==== Provided data ====
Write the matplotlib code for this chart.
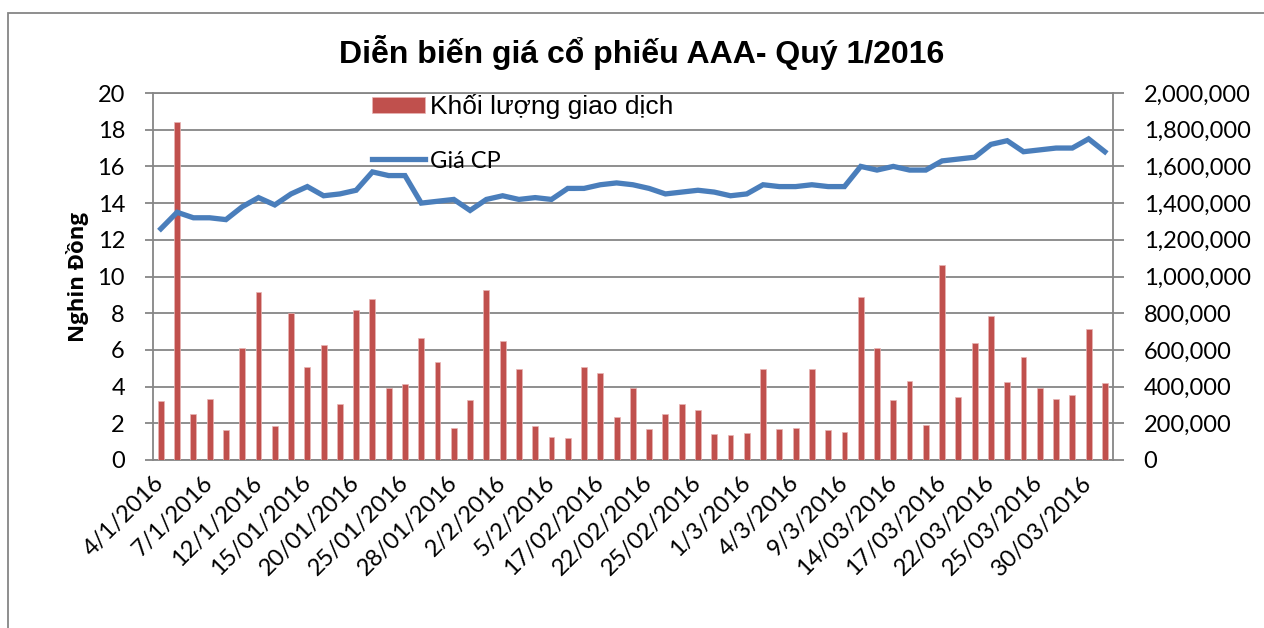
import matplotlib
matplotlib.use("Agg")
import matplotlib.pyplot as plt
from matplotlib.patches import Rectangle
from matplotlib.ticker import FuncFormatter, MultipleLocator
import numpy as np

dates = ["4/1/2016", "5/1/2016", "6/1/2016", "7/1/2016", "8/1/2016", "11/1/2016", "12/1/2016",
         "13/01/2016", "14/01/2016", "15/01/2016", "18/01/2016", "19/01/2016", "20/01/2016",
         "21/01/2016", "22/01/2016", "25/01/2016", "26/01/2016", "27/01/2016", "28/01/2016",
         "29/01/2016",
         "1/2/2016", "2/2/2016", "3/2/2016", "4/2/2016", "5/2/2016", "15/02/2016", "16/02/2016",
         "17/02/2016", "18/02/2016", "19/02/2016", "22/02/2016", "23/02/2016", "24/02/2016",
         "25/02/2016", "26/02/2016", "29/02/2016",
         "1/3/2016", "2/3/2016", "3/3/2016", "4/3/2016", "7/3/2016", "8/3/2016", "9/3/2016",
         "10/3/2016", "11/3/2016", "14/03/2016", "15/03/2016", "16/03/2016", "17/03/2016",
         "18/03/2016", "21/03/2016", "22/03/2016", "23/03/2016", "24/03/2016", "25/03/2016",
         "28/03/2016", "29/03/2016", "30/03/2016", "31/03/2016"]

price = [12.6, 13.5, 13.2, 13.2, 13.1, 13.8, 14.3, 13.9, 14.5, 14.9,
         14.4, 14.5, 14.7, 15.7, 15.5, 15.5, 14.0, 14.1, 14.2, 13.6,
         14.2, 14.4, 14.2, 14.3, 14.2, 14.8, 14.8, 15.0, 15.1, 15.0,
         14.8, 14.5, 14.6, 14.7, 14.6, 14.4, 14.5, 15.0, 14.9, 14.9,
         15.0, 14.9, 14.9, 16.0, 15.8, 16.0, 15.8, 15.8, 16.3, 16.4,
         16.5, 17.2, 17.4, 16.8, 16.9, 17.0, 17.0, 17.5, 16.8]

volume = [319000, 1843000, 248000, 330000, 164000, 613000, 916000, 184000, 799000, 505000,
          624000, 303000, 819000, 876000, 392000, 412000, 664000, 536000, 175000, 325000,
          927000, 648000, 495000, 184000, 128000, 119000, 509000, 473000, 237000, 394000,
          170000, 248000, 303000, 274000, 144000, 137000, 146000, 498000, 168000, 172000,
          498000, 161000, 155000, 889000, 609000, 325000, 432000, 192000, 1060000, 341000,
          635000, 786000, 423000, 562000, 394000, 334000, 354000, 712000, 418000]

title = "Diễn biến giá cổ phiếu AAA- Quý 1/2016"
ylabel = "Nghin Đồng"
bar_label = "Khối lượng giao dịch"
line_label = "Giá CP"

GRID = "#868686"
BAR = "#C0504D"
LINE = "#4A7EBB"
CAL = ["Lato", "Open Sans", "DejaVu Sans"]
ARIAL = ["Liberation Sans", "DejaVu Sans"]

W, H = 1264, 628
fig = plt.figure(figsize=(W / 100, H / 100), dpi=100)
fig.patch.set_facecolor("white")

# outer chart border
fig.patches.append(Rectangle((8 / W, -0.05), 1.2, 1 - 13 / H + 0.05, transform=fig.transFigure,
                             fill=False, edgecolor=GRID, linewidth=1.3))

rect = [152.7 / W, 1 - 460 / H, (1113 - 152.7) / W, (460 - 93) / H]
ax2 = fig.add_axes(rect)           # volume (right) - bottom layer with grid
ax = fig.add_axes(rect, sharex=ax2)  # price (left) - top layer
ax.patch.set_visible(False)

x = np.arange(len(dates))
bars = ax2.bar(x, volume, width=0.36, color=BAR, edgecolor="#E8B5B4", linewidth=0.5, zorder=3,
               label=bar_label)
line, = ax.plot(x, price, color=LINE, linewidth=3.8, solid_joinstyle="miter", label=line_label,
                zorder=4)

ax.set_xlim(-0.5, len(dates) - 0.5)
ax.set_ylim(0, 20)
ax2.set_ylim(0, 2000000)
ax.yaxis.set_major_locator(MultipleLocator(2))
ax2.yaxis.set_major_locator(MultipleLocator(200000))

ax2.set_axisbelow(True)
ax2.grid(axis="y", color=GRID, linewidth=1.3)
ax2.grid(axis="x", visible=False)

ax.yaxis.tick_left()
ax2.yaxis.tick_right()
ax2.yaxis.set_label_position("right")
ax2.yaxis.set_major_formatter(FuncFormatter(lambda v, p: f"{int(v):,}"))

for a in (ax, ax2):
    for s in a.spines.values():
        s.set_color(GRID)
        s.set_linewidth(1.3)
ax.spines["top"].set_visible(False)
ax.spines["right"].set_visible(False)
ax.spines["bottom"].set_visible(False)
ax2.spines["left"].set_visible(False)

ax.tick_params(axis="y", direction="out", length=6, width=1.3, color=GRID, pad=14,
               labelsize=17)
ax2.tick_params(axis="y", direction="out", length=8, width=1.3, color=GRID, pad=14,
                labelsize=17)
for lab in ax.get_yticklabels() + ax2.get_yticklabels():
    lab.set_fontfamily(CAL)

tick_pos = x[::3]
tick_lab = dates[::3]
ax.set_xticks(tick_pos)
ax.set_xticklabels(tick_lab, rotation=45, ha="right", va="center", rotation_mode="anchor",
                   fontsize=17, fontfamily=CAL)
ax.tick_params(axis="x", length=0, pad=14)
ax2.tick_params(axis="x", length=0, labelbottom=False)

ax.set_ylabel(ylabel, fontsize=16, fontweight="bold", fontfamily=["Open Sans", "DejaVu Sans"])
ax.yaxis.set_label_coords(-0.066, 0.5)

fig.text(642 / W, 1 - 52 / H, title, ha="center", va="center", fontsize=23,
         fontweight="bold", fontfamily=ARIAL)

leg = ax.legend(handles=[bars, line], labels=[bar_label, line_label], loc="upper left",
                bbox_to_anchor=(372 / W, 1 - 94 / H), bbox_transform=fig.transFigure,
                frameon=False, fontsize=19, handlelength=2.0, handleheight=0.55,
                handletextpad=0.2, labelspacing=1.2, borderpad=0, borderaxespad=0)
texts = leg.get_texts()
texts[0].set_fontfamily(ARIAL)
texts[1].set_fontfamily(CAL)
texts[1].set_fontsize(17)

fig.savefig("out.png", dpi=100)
====
# What is asked
Give only the count of lines in the data that include the string "matplotlib".

# The completed task
6